----- Dataset excerpt

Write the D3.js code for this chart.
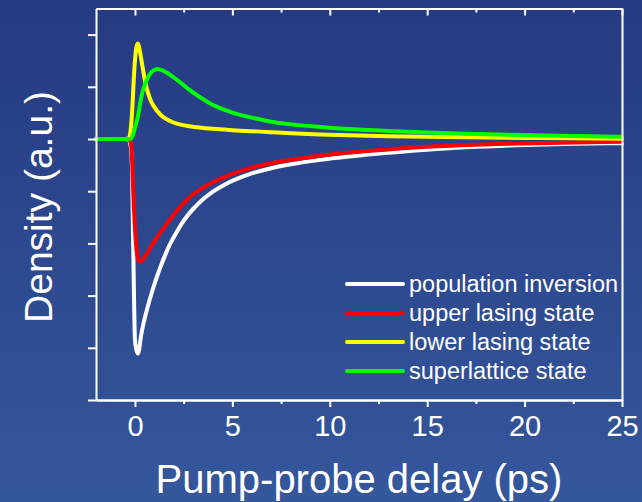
<!DOCTYPE html>
<html>
<head>
<meta charset="utf-8">
<script src="https://cdn.jsdelivr.net/npm/d3@7"></script>
<style>
  html, body { margin: 0; padding: 0; background: #2d4890; }
  svg { display: block; }
  text { font-family: "Liberation Sans", Arial, sans-serif; fill: #ffffff; }
</style>
</head>
<body>
<svg id="chart" width="642" height="502"></svg>
<script>
// Pump-probe delay (ps)
const delay = [-2, -0.5, -0.3, -0.2, -0.15, -0.1, -0.05, 0, 0.05, 0.1, 0.15, 0.2, 0.3, 0.4, 0.55, 0.7, 0.85, 1, 1.15, 1.3,
  1.55, 1.8, 2.1, 2.4, 2.8, 3.3, 4, 4.6, 5.2, 6, 7, 8, 9.5, 11, 13, 15, 17, 20, 22.5, 25];

// Densities (a.u.)
const populationInversion = [0, 0, -0.02, -0.2, -0.6, -1.8, -3.0, -3.85, -4.0, -4.08, -4.11, -4.06, -3.8, -3.6, -3.36, -3.15, -2.96, -2.78, -2.615, -2.46,
  -2.225, -2.015, -1.81, -1.62, -1.42, -1.22, -1.01, -0.875, -0.77, -0.66, -0.56, -0.485, -0.4, -0.335, -0.265, -0.205, -0.16, -0.115, -0.093, -0.08];
const upperLasing = [0, 0, -0.01, -0.1, -0.4, -0.9, -1.35, -1.7, -2.0, -2.18, -2.28, -2.33, -2.35, -2.31, -2.23, -2.14, -2.05, -1.96, -1.875, -1.795,
  -1.67, -1.545, -1.4, -1.27, -1.12, -0.98, -0.83, -0.73, -0.645, -0.55, -0.465, -0.4, -0.32, -0.26, -0.2, -0.15, -0.115, -0.085, -0.068, -0.055];
const lowerLasing = [0, 0, 0.02, 0.25, 0.49, 0.85, 1.22, 1.5, 1.7, 1.8, 1.83, 1.78, 1.58, 1.36, 1.05, 0.85, 0.7, 0.61, 0.53, 0.47,
  0.395, 0.345, 0.3, 0.27, 0.245, 0.22, 0.195, 0.18, 0.165, 0.15, 0.13, 0.11, 0.085, 0.07, 0.055, 0.045, 0.035, 0.02, 0.012, 0.005];
const superlattice = [0, 0, 0, 0.01, 0.04, 0.08, 0.14, 0.22, 0.28, 0.35, 0.43, 0.53, 0.75, 0.92, 1.08, 1.2, 1.28, 1.32, 1.34, 1.33,
  1.29, 1.23, 1.15, 1.06, 0.94, 0.81, 0.65, 0.56, 0.48, 0.41, 0.33, 0.28, 0.23, 0.19, 0.155, 0.125, 0.1, 0.075, 0.058, 0.045];

const seriesNames = ["population inversion", "upper lasing state", "lower lasing state", "superlattice state"];
const seriesColors = ["#ffffff", "#ff0000", "#ffff00", "#00ff00"];
const seriesValues = [populationInversion, upperLasing, lowerLasing, superlattice];

const xMajorTicks = [0, 5, 10, 15, 20, 25];
const xMinorTicks = [2.5, 7.5, 12.5, 17.5, 22.5];
const yTicks = [-5, -4, -3, -2, -1, 0, 1, 2];

const W = 642, H = 502;
const plot = { left: 96, right: 622, top: 8.5, bottom: 400 };

const svg = d3.select("#chart");

// background gradient
const defs = svg.append("defs");
const grad = defs.append("linearGradient").attr("id", "bg").attr("x1", 0).attr("y1", 0).attr("x2", 0).attr("y2", 1);
grad.append("stop").attr("offset", "0%").attr("stop-color", "#253a83");
grad.append("stop").attr("offset", "100%").attr("stop-color", "#35579c");
svg.append("rect").attr("width", W).attr("height", H).attr("fill", "url(#bg)");

const x = d3.scaleLinear().domain([-2, 25]).range([plot.left, plot.right]);
const y = d3.scaleLinear().domain([-5, 2.5]).range([plot.bottom, plot.top]);

// curves
const line = d3.line()
  .x(d => x(d[0]))
  .y(d => y(d[1]))
  .curve(d3.curveMonotoneX);

const curves = svg.append("g").attr("class", "curves");
seriesValues.forEach((vals, i) => {
  curves.append("path")
    .datum(delay.map((t, k) => [t, vals[k]]))
    .attr("d", line)
    .attr("fill", "none")
    .attr("stroke", seriesColors[i])
    .attr("stroke-width", 4)
    .attr("stroke-linejoin", "round")
    .attr("stroke-linecap", "round");
});

// axes
function styleAxis(g) {
  g.selectAll("path.domain").attr("stroke", "#ffffff").attr("stroke-width", 2);
  g.selectAll(".tick line").attr("stroke", "#ffffff").attr("stroke-width", 2);
  g.selectAll(".tick text").attr("fill", "#ffffff")
    .style("font-family", '"Liberation Sans", Arial, sans-serif')
    .style("font-size", "29px");
}

svg.append("g")
  .attr("transform", `translate(0,${plot.bottom})`)
  .call(d3.axisBottom(x).tickValues(xMinorTicks).tickSize(4).tickSizeOuter(0).tickFormat(""))
  .call(styleAxis);
svg.append("g")
  .attr("transform", `translate(0,${plot.bottom})`)
  .call(d3.axisBottom(x).tickValues(xMajorTicks).tickSize(7).tickSizeOuter(0).tickPadding(8).tickFormat(d3.format("d")))
  .call(styleAxis);

svg.append("g")
  .attr("transform", `translate(0,${plot.top})`)
  .call(d3.axisTop(x).tickValues(xMinorTicks).tickSize(-4).tickSizeOuter(0).tickFormat(""))
  .call(styleAxis);
svg.append("g")
  .attr("transform", `translate(0,${plot.top})`)
  .call(d3.axisTop(x).tickValues(xMajorTicks).tickSize(-7).tickSizeOuter(0).tickFormat(""))
  .call(styleAxis);

svg.append("g")
  .attr("transform", `translate(${plot.left},0)`)
  .call(d3.axisLeft(y).tickValues(yTicks).tickSize(8).tickSizeOuter(0).tickFormat(""))
  .call(styleAxis);
svg.append("g")
  .attr("transform", `translate(${plot.right},0)`)
  .call(d3.axisRight(y).tickValues([]).tickSizeOuter(0))
  .call(styleAxis);

// axis titles
svg.append("text")
  .attr("x", (plot.left + plot.right) / 2)
  .attr("y", 493)
  .attr("text-anchor", "middle")
  .style("font-size", "40px")
  .text("Pump-probe delay (ps)");

svg.append("text")
  .attr("transform", "translate(52,207) rotate(-90)")
  .attr("text-anchor", "middle")
  .style("font-size", "39px")
  .text("Density (a.u.)");

// legend
const legend = svg.append("g").attr("transform", "translate(347,284)");
seriesNames.forEach((name, i) => {
  const row = legend.append("g").attr("transform", `translate(0,${i * 29})`);
  row.append("line")
    .attr("x1", 0).attr("x2", 56)
    .attr("stroke", seriesColors[i])
    .attr("stroke-width", 4)
    .attr("stroke-linecap", "round");
  row.append("text")
    .attr("x", 62)
    .attr("dy", "0.35em")
    .style("font-size", "23.5px")
    .text(name);
});
</script>
</body>
</html>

----------

### Direction
Restate the material word for word from its first line through the line containing "20, 22.5, 25];", both included; the pictures do not belong in it.

### Reply
Write the D3.js code for this chart.
<!DOCTYPE html>
<html>
<head>
<meta charset="utf-8">
<script src="https://cdn.jsdelivr.net/npm/d3@7"></script>
<style>
  html, body { margin: 0; padding: 0; background: #2d4890; }
  svg { display: block; }
  text { font-family: "Liberation Sans", Arial, sans-serif; fill: #ffffff; }
</style>
</head>
<body>
<svg id="chart" width="642" height="502"></svg>
<script>
// Pump-probe delay (ps)
const delay = [-2, -0.5, -0.3, -0.2, -0.15, -0.1, -0.05, 0, 0.05, 0.1, 0.15, 0.2, 0.3, 0.4, 0.55, 0.7, 0.85, 1, 1.15, 1.3,
  1.55, 1.8, 2.1, 2.4, 2.8, 3.3, 4, 4.6, 5.2, 6, 7, 8, 9.5, 11, 13, 15, 17, 20, 22.5, 25];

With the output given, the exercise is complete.